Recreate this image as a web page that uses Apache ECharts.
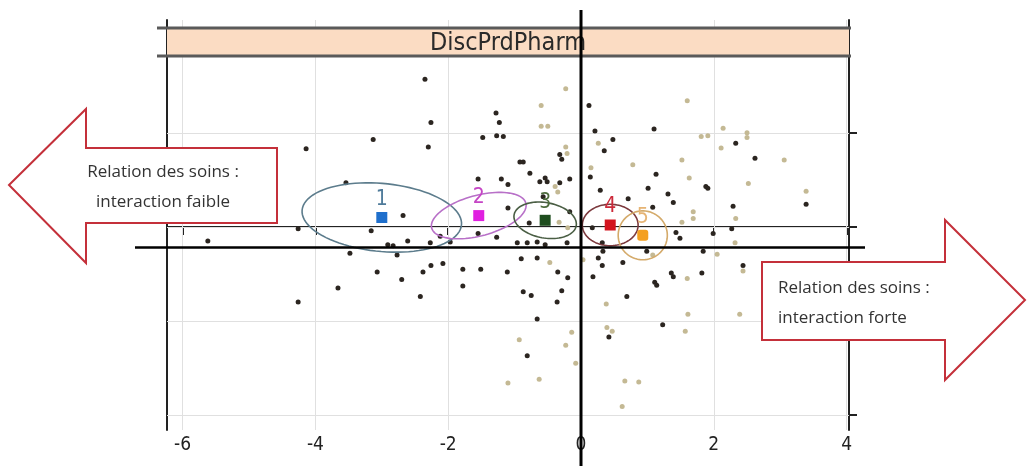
<!DOCTYPE html>
<html>
<head>
<meta charset="utf-8">
<style>
  html, body { margin: 0; padding: 0; background: #ffffff; }
  #chart { width: 1027px; height: 466px; }
</style>
<script src="https://cdn.jsdelivr.net/npm/echarts@6/dist/echarts.min.js"></script>
</head>
<body>
<div id="chart"></div>
<script>
// Panel title and annotation texts
const stripTitle = 'DiscPrdPharm';
const leftArrowText = 'Relation des soins :\ninteraction faible';
const rightArrowText = 'Relation des soins :\ninteraction forte';

// Axis ticks
const xTicks = [-6, -4, -2, 0, 2, 4];
const yTicks = [-2, -1, 0, 1];

// Reference cross (x, y)
const crossX = 0;
const crossY = -0.22;

// Individuals, dark symbols
const darkPoints = [
  [-2.35, 1.57], [-2.26, 1.11], [-3.13, 0.93], [-2.30, 0.85], [-4.14, 0.83], [-1.28, 1.21], [-1.23, 1.11], [-1.48, 0.95], [-1.27, 0.97], [-1.17, 0.96],
  [-1.55, 0.51], [-1.20, 0.51], [-1.10, 0.45], [-3.54, 0.47], [-2.68, 0.12], [-3.16, -0.04], [-4.26, -0.02], [-5.62, -0.15], [-2.61, -0.15], [-2.27, -0.17],
  [-2.91, -0.19], [-2.83, -0.20], [-2.12, -0.10], [-1.55, -0.07], [-1.27, -0.11], [-3.48, -0.28], [-2.77, -0.30], [-1.97, -0.16], [-3.07, -0.48], [-2.70, -0.56],
  [-2.38, -0.48], [-2.26, -0.41], [-2.08, -0.39], [-1.78, -0.45], [-1.51, -0.45], [-1.11, -0.48], [-1.78, -0.63], [-3.66, -0.65], [-2.42, -0.74], [-4.26, -0.80],
  [0.12, 1.29], [0.21, 1.02], [0.48, 0.93], [0.35, 0.81], [0.14, 0.53], [-0.32, 0.77], [-0.29, 0.72], [-0.92, 0.69], [-0.87, 0.69], [-0.77, 0.57],
  [-0.62, 0.48], [-0.54, 0.52], [-0.51, 0.48], [-0.17, 0.51], [-0.32, 0.47], [-0.57, 0.32], [0.29, 0.39], [1.10, 1.04], [1.13, 0.56], [1.01, 0.41],
  [1.08, 0.21], [0.71, 0.30], [1.31, 0.35], [1.39, 0.26], [1.88, 0.43], [1.91, 0.41], [2.33, 0.89], [2.62, 0.73], [3.39, 0.24], [2.29, 0.22],
  [2.27, -0.02], [1.99, -0.07], [1.43, -0.06], [1.49, -0.12], [-0.17, 0.16], [-0.78, 0.04], [-0.96, -0.17], [-0.81, -0.17], [-0.66, -0.16], [-0.21, -0.17],
  [0.17, -0.01], [0.32, -0.17], [1.84, -0.26], [0.99, -0.26], [-0.90, -0.34], [-0.66, -0.33], [-0.35, -0.48], [-0.20, -0.54], [-0.87, -0.69], [-0.75, -0.73],
  [-0.29, -0.68], [-0.36, -0.80], [-0.66, -0.98], [-0.81, -1.37], [0.26, -0.33], [0.32, -0.41], [0.18, -0.53], [0.63, -0.38], [0.69, -0.74], [1.11, -0.59],
  [1.14, -0.62], [1.36, -0.49], [1.39, -0.53], [1.82, -0.49], [1.23, -1.04], [0.42, -1.17], [2.44, -0.41], [-1.10, 0.20], [-0.54, -0.19], [0.33, -0.26]
];

// Individuals, light symbols
const lightPoints = [
  [-0.23, 1.47], [-0.60, 1.29], [-0.60, 1.07], [-0.50, 1.07], [0.26, 0.89], [0.15, 0.63], [-0.23, 0.85], [-0.21, 0.78], [-0.39, 0.43], [-0.35, 0.37],
  [1.60, 1.34], [0.78, 0.66], [1.52, 0.71], [1.63, 0.52], [1.81, 0.96], [1.91, 0.97], [2.14, 1.05], [2.11, 0.84], [2.50, 1.00], [2.50, 0.95],
  [3.06, 0.71], [2.52, 0.46], [3.39, 0.38], [1.69, 0.16], [1.69, 0.09], [1.52, 0.05], [2.33, 0.09], [-0.33, 0.05], [2.32, -0.17], [2.05, -0.29],
  [1.08, -0.30], [-0.47, -0.38], [-0.93, -1.20], [-0.23, -1.26], [-0.08, -1.45], [-1.10, -1.66], [-0.63, -1.62], [-0.14, -1.12], [0.03, -0.35], [0.38, -0.82],
  [1.60, -0.55], [1.61, -0.93], [1.57, -1.11], [0.39, -1.07], [0.47, -1.11], [0.66, -1.64], [0.87, -1.65], [0.62, -1.91], [2.44, -0.47], [2.39, -0.93],
  [-0.20, -0.01]
];

// Cluster centres and their concentration ellipses (half-axis vectors, data units)
const clusterNames = ['1', '2', '3', '4', '5'];
const clusterCenters = [[-3.00, 0.10], [-1.54, 0.12], [-0.54, 0.07], [0.44, 0.02], [0.93, -0.09]];
const ellipseMajor = [[1.20, -0.08], [0.71, 0.13], [0.47, -0.04], [0.42, 0.00], [0.37, 0.00]];
const ellipseMinor = [[-0.05, -0.36], [0.07, -0.21], [0.00, 0.19], [0.00, 0.22], [0.00, 0.26]];
const markerColors = ['#1f6fcc', '#e020e0', '#1e4d1e', '#d3141f', '#f4a021'];
const labelColors = ['#4f7b9a', '#c545c5', '#4c6b3c', '#cc2a3a', '#e6b474'];
const ellipseColors = ['#5c7c8c', '#b870c8', '#4a5e44', '#7c3a3e', '#d4aa6a'];

const narrowFont = '"Liberation Sans Narrow", "DejaVu Sans Condensed", "Liberation Sans", sans-serif';
const textFont = '"Open Sans", "Noto Sans", sans-serif';

const chart = echarts.init(document.getElementById('chart'), null, { renderer: 'canvas' });

const gridLines = xTicks.map(v => ({ xAxis: v })).concat(yTicks.map(v => ({ yAxis: v })));

chart.setOption({
  animation: false,
  backgroundColor: '#ffffff',
  grid: { left: 167, right: 178, top: 20, bottom: 36 },
  xAxis: {
    type: 'value',
    min: -6.235,
    max: 4.036,
    axisLine: { show: true, lineStyle: { color: '#222', width: 2 } },
    axisTick: { show: true, customValues: xTicks, length: 8, lineStyle: { color: '#222', width: 2 } },
    axisLabel: { show: true, customValues: xTicks, fontSize: 19, color: '#222', margin: 6, fontFamily: narrowFont },
    splitLine: { show: false }
  },
  yAxis: [
    {
      type: 'value', position: 'left', min: -2.16, max: 2.20,
      axisLine: { show: true, onZero: false, lineStyle: { color: '#222', width: 2 } },
      axisTick: { show: false }, axisLabel: { show: false }, splitLine: { show: false }
    },
    {
      type: 'value', position: 'right', min: -2.16, max: 2.20,
      axisLine: { show: true, onZero: false, lineStyle: { color: '#222', width: 2 } },
      axisTick: { show: true, customValues: yTicks, length: 8, lineStyle: { color: '#222', width: 2 } },
      axisLabel: { show: false }, splitLine: { show: false }
    }
  ],
  series: [
    {
      name: 'light',
      type: 'scatter',
      data: lightPoints,
      symbolSize: 5,
      itemStyle: { color: '#c4b994', opacity: 1 },
      silent: true,
      z: 2,
      markLine: {
        silent: true,
        symbol: ['none', 'none'],
        label: { show: false },
        lineStyle: { color: '#e0e0e0', type: 'solid', width: 1 },
        data: gridLines,
        z: 1
      }
    },
    {
      name: 'dark',
      type: 'scatter',
      data: darkPoints,
      symbolSize: 5,
      itemStyle: { color: '#2b2520', opacity: 1 },
      silent: true,
      z: 3
    },
    {
      name: 'ellipses',
      type: 'custom',
      data: clusterCenters.map(c => [c[0], c[1]]),
      encode: { x: 0, y: 1 },
      silent: true,
      z: 4,
      renderItem: function (params, api) {
        const i = params.dataIndex;
        const c = clusterCenters[i], A = ellipseMajor[i], B = ellipseMinor[i];
        const pts = [];
        for (let k = 0; k <= 90; k++) {
          const t = k / 90 * Math.PI * 2;
          pts.push(api.coord([
            c[0] + A[0] * Math.cos(t) + B[0] * Math.sin(t),
            c[1] + A[1] * Math.cos(t) + B[1] * Math.sin(t)
          ]));
        }
        return {
          type: 'polyline',
          shape: { points: pts },
          style: { fill: 'none', stroke: ellipseColors[i], lineWidth: 1.6 }
        };
      }
    },
    {
      name: 'centres',
      type: 'scatter',
      silent: true,
      z: 5,
      data: clusterCenters.map((c, i) => ({
        value: c,
        symbol: i === 4 ? 'roundRect' : 'rect',
        itemStyle: { color: markerColors[i], opacity: 1 },
        label: { color: labelColors[i] },
        name: clusterNames[i]
      })),
      symbolSize: 11,
      label: {
        show: true,
        position: 'top',
        distance: 2,
        fontSize: 21,
        fontFamily: narrowFont,
        formatter: p => p.name
      }
    }
  ]
});

// Reference cross and annotations, positioned from the axes
const origin = chart.convertToPixel({ gridIndex: 0 }, [crossX, crossY]);
const cx = origin[0], cy = origin[1];

chart.setOption({
  graphic: [
    { type: 'rect', shape: { x: 167, y: 28, width: 682, height: 28 }, style: { fill: '#fbdcc3' }, z: 10 },
    { type: 'line', shape: { x1: 157, y1: 28, x2: 851, y2: 28 }, style: { stroke: '#5a5a5a', lineWidth: 3 }, z: 11 },
    { type: 'line', shape: { x1: 157, y1: 56, x2: 851, y2: 56 }, style: { stroke: '#5a5a5a', lineWidth: 3 }, z: 11 },
    {
      type: 'text', x: 508, y: 43, z: 12,
      style: { text: stripTitle, font: '25px ' + narrowFont, fill: '#2a2a2a', align: 'center', verticalAlign: 'middle', textAlign: 'center', textVerticalAlign: 'middle' }
    },
    { type: 'line', shape: { x1: cx, y1: 10, x2: cx, y2: 466 }, style: { stroke: '#000', lineWidth: 3 }, z: 20 },
    { type: 'line', shape: { x1: 135, y1: cy, x2: 865, y2: cy }, style: { stroke: '#000', lineWidth: 2.5 }, z: 20 },
    {
      type: 'polygon', z: 30,
      shape: { points: [[9, 185], [86, 109], [86, 148], [277, 148], [277, 223], [86, 223], [86, 263]] },
      style: { fill: '#ffffff', stroke: '#c4303a', lineWidth: 2 }
    },
    {
      type: 'text', x: 163, y: 187, z: 31,
      style: { text: leftArrowText, font: '17px ' + textFont, lineHeight: 30, fill: '#333', align: 'center', verticalAlign: 'middle', textAlign: 'center', textVerticalAlign: 'middle' }
    },
    {
      type: 'polygon', z: 30,
      shape: { points: [[762, 262], [945, 262], [945, 220], [1025, 300], [945, 380], [945, 340], [762, 340]] },
      style: { fill: '#ffffff', stroke: '#c4303a', lineWidth: 2 }
    },
    {
      type: 'text', x: 778, y: 303, z: 31,
      style: { text: rightArrowText, font: '17px ' + textFont, lineHeight: 30, fill: '#333', align: 'left', verticalAlign: 'middle', textAlign: 'left', textVerticalAlign: 'middle' }
    }
  ]
});
</script>
</body>
</html>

# # # #

Short task
Repeat only the lines from the beginning of the material through the line containing "const crossY = -0.22;", both ends kept, leaving pictures out.

Answer to the task
Recreate this image as a web page that uses Apache ECharts.
<!DOCTYPE html>
<html>
<head>
<meta charset="utf-8">
<style>
  html, body { margin: 0; padding: 0; background: #ffffff; }
  #chart { width: 1027px; height: 466px; }
</style>
<script src="https://cdn.jsdelivr.net/npm/echarts@6/dist/echarts.min.js"></script>
</head>
<body>
<div id="chart"></div>
<script>
// Panel title and annotation texts
const stripTitle = 'DiscPrdPharm';
const leftArrowText = 'Relation des soins :\ninteraction faible';
const rightArrowText = 'Relation des soins :\ninteraction forte';

// Axis ticks
const xTicks = [-6, -4, -2, 0, 2, 4];
const yTicks = [-2, -1, 0, 1];

// Reference cross (x, y)
const crossX = 0;
const crossY = -0.22;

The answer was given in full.